**Task description**
Give the data a second time, exactly and in full.

=-=-=

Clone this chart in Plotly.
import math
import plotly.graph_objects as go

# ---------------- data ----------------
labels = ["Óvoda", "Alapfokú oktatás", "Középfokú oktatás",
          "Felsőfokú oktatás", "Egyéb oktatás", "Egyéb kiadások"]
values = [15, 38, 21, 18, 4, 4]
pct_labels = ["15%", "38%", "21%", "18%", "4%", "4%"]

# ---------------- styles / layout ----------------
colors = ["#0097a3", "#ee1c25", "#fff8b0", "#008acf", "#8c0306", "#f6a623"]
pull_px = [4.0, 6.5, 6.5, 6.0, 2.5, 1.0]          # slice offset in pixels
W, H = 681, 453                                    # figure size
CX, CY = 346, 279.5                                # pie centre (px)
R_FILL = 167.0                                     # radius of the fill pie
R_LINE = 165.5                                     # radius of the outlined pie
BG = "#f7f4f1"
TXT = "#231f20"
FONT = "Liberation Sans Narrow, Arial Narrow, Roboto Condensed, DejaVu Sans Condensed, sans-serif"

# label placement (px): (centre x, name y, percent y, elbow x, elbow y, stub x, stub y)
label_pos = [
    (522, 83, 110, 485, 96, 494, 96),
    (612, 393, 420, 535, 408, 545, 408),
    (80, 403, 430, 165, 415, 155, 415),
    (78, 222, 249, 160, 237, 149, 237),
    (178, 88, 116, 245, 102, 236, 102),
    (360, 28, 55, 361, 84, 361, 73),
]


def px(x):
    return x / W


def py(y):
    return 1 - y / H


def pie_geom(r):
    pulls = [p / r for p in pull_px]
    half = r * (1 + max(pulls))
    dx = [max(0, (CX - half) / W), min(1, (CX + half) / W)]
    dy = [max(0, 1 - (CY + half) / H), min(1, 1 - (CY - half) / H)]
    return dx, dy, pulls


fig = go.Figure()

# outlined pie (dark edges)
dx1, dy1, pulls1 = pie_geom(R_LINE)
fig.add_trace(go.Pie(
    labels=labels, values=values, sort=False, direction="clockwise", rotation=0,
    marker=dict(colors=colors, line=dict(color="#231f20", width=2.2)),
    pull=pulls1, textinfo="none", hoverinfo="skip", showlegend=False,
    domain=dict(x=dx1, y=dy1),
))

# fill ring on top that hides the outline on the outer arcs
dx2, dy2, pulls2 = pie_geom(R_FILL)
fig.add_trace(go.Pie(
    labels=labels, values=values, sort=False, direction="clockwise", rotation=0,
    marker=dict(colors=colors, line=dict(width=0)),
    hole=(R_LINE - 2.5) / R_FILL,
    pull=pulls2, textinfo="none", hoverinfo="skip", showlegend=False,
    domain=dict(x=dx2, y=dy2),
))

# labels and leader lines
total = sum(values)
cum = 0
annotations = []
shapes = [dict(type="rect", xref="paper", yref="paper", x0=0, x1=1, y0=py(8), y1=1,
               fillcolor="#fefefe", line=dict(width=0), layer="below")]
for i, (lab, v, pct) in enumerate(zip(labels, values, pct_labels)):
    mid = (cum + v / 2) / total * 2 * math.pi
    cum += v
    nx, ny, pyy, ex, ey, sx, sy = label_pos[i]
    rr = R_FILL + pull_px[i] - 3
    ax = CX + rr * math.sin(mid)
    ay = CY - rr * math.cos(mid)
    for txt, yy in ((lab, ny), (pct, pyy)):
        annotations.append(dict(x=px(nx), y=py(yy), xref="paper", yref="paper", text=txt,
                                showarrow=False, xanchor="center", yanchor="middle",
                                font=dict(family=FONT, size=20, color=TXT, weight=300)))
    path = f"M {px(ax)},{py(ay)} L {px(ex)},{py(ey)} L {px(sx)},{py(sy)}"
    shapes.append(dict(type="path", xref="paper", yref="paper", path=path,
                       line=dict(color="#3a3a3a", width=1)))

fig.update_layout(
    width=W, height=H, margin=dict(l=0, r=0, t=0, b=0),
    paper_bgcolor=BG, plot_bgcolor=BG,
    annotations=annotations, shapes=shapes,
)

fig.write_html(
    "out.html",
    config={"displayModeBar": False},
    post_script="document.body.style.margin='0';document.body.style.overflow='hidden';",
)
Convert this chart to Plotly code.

=-=-=

**Output of the exercise**
Clone this chart in Plotly.
import math
import plotly.graph_objects as go

# ---------------- data ----------------
labels = ["Óvoda", "Alapfokú oktatás", "Középfokú oktatás",
          "Felsőfokú oktatás", "Egyéb oktatás", "Egyéb kiadások"]
values = [15, 38, 21, 18, 4, 4]
pct_labels = ["15%", "38%", "21%", "18%", "4%", "4%"]

# ---------------- styles / layout ----------------
colors = ["#0097a3", "#ee1c25", "#fff8b0", "#008acf", "#8c0306", "#f6a623"]
pull_px = [4.0, 6.5, 6.5, 6.0, 2.5, 1.0]          # slice offset in pixels
W, H = 681, 453                                    # figure size
CX, CY = 346, 279.5                                # pie centre (px)
R_FILL = 167.0                                     # radius of the fill pie
R_LINE = 165.5                                     # radius of the outlined pie
BG = "#f7f4f1"
TXT = "#231f20"
FONT = "Liberation Sans Narrow, Arial Narrow, Roboto Condensed, DejaVu Sans Condensed, sans-serif"

# label placement (px): (centre x, name y, percent y, elbow x, elbow y, stub x, stub y)
label_pos = [
    (522, 83, 110, 485, 96, 494, 96),
    (612, 393, 420, 535, 408, 545, 408),
    (80, 403, 430, 165, 415, 155, 415),
    (78, 222, 249, 160, 237, 149, 237),
    (178, 88, 116, 245, 102, 236, 102),
    (360, 28, 55, 361, 84, 361, 73),
]


def px(x):
    return x / W


def py(y):
    return 1 - y / H


def pie_geom(r):
    pulls = [p / r for p in pull_px]
    half = r * (1 + max(pulls))
    dx = [max(0, (CX - half) / W), min(1, (CX + half) / W)]
    dy = [max(0, 1 - (CY + half) / H), min(1, 1 - (CY - half) / H)]
    return dx, dy, pulls


fig = go.Figure()

# outlined pie (dark edges)
dx1, dy1, pulls1 = pie_geom(R_LINE)
fig.add_trace(go.Pie(
    labels=labels, values=values, sort=False, direction="clockwise", rotation=0,
    marker=dict(colors=colors, line=dict(color="#231f20", width=2.2)),
    pull=pulls1, textinfo="none", hoverinfo="skip", showlegend=False,
    domain=dict(x=dx1, y=dy1),
))

# fill ring on top that hides the outline on the outer arcs
dx2, dy2, pulls2 = pie_geom(R_FILL)
fig.add_trace(go.Pie(
    labels=labels, values=values, sort=False, direction="clockwise", rotation=0,
    marker=dict(colors=colors, line=dict(width=0)),
    hole=(R_LINE - 2.5) / R_FILL,
    pull=pulls2, textinfo="none", hoverinfo="skip", showlegend=False,
    domain=dict(x=dx2, y=dy2),
))

# labels and leader lines
total = sum(values)
cum = 0
annotations = []
shapes = [dict(type="rect", xref="paper", yref="paper", x0=0, x1=1, y0=py(8), y1=1,
               fillcolor="#fefefe", line=dict(width=0), layer="below")]
for i, (lab, v, pct) in enumerate(zip(labels, values, pct_labels)):
    mid = (cum + v / 2) / total * 2 * math.pi
    cum += v
    nx, ny, pyy, ex, ey, sx, sy = label_pos[i]
    rr = R_FILL + pull_px[i] - 3
    ax = CX + rr * math.sin(mid)
    ay = CY - rr * math.cos(mid)
    for txt, yy in ((lab, ny), (pct, pyy)):
        annotations.append(dict(x=px(nx), y=py(yy), xref="paper", yref="paper", text=txt,
                                showarrow=False, xanchor="center", yanchor="middle",
                                font=dict(family=FONT, size=20, color=TXT, weight=300)))
    path = f"M {px(ax)},{py(ay)} L {px(ex)},{py(ey)} L {px(sx)},{py(sy)}"
    shapes.append(dict(type="path", xref="paper", yref="paper", path=path,
                       line=dict(color="#3a3a3a", width=1)))

fig.update_layout(
    width=W, height=H, margin=dict(l=0, r=0, t=0, b=0),
    paper_bgcolor=BG, plot_bgcolor=BG,
    annotations=annotations, shapes=shapes,
)

fig.write_html(
    "out.html",
    config={"displayModeBar": False},
    post_script="document.body.style.margin='0';document.body.style.overflow='hidden';",
)
Convert this chart to Plotly code.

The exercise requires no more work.